* BEGIN Raw data *

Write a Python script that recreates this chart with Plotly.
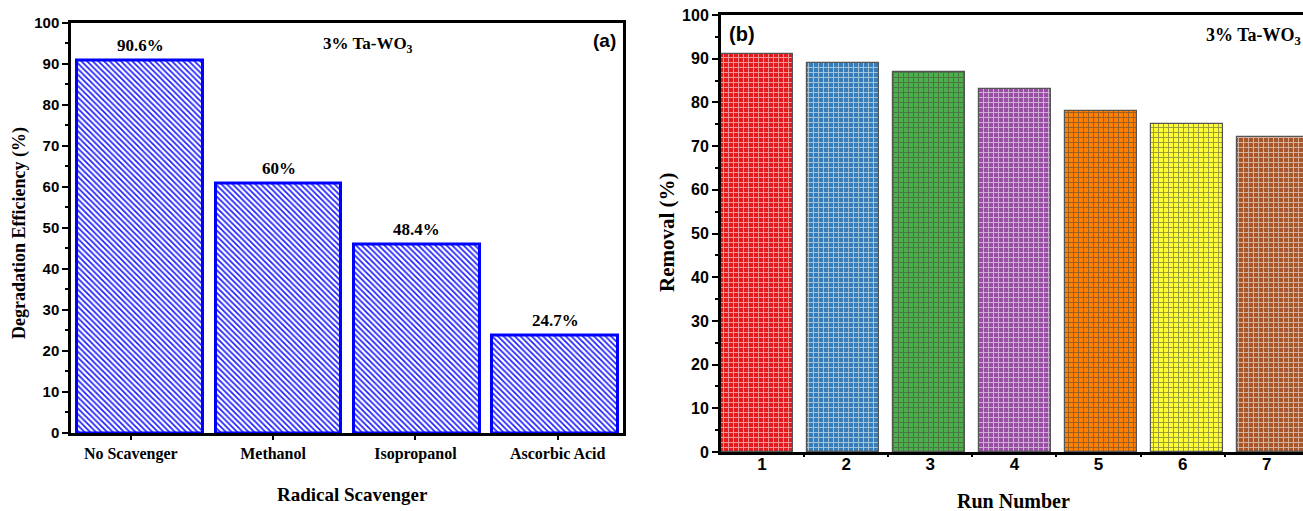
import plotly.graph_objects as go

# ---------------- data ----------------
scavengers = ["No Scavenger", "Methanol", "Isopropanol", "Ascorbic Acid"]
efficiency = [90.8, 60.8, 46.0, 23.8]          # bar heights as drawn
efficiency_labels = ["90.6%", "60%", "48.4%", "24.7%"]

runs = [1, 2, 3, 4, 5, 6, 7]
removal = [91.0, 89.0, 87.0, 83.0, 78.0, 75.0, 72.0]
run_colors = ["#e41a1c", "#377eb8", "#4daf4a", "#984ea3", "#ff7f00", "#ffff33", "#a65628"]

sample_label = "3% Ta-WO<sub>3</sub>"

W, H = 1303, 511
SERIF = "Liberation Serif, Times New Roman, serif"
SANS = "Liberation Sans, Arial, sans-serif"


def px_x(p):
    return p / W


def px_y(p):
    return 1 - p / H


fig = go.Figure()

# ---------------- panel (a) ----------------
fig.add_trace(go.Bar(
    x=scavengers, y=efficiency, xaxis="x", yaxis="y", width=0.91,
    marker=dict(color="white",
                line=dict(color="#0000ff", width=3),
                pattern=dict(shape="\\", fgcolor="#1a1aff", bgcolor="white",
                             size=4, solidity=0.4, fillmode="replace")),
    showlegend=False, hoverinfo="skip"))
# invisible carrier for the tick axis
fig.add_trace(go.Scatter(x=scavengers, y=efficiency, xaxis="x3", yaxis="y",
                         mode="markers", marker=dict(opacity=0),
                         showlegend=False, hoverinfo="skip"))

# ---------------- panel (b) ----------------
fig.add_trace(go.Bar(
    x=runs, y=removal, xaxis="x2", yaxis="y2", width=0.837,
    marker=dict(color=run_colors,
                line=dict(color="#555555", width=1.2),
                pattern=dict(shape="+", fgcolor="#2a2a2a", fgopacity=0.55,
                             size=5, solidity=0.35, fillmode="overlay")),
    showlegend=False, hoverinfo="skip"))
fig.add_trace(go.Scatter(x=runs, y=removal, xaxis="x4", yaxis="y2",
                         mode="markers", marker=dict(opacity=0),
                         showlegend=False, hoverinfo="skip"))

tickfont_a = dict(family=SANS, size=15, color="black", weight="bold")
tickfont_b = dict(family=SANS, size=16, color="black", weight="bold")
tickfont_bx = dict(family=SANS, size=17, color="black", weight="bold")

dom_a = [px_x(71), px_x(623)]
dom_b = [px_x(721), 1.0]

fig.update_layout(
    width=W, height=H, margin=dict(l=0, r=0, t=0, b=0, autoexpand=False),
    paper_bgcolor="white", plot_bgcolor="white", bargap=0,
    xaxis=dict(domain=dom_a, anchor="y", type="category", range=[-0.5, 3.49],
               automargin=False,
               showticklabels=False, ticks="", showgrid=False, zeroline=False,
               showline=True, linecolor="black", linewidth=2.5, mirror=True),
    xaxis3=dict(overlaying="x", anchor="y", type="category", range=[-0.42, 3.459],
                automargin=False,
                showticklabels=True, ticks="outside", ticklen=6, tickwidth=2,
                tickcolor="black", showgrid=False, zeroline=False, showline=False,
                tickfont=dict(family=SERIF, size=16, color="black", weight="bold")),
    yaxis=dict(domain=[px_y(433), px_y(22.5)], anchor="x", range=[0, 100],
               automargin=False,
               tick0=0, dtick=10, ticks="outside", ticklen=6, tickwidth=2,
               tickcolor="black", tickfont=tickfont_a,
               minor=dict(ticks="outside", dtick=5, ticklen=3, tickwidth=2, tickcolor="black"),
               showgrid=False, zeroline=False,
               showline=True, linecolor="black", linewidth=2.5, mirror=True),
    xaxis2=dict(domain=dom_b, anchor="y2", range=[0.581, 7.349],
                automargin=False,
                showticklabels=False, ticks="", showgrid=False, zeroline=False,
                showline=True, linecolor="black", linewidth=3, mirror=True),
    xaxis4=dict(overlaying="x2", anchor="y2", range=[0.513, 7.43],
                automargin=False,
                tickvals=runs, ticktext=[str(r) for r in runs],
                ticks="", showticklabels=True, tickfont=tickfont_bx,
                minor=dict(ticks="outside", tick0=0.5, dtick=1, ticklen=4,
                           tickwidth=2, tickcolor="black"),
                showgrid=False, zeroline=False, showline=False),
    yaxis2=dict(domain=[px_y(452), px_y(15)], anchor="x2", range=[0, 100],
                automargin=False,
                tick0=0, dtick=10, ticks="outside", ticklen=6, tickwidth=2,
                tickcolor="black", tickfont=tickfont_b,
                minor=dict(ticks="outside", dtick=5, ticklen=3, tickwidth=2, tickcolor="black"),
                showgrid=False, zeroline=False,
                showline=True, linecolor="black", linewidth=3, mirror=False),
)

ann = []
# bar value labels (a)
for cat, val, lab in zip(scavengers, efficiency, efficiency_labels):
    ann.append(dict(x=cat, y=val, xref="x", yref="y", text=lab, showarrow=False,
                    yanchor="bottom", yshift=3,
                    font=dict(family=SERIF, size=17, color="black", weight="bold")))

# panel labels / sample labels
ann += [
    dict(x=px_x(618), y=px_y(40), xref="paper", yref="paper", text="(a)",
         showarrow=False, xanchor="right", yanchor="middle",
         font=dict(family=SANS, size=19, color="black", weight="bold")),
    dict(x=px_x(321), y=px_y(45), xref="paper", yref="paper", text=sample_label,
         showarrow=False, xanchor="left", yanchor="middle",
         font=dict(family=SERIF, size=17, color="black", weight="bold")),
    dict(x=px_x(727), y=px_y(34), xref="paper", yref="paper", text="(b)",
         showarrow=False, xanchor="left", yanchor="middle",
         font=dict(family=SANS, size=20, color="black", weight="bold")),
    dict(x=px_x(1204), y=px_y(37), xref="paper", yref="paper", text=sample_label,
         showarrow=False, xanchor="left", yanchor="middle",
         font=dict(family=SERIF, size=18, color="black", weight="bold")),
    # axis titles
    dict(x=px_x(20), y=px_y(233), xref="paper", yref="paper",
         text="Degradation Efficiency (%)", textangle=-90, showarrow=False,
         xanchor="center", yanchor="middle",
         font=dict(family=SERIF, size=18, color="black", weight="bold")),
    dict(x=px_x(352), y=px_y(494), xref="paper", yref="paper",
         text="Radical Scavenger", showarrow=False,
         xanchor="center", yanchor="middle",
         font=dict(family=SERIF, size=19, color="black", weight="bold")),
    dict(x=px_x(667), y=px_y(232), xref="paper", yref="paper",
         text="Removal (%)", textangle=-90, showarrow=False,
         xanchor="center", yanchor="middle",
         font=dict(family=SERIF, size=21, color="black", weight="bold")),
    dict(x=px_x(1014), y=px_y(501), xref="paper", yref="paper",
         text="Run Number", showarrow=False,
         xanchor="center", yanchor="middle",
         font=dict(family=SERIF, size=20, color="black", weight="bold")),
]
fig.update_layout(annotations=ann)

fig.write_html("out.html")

* END Raw data *

> _Stated goal_
Everything from the first line of the listing above through the line that contains "import plotly.graph_objects as go" is to be restated word for word, minus the pictures.

> _Answer to this task_
Write a Python script that recreates this chart with Plotly.
import plotly.graph_objects as go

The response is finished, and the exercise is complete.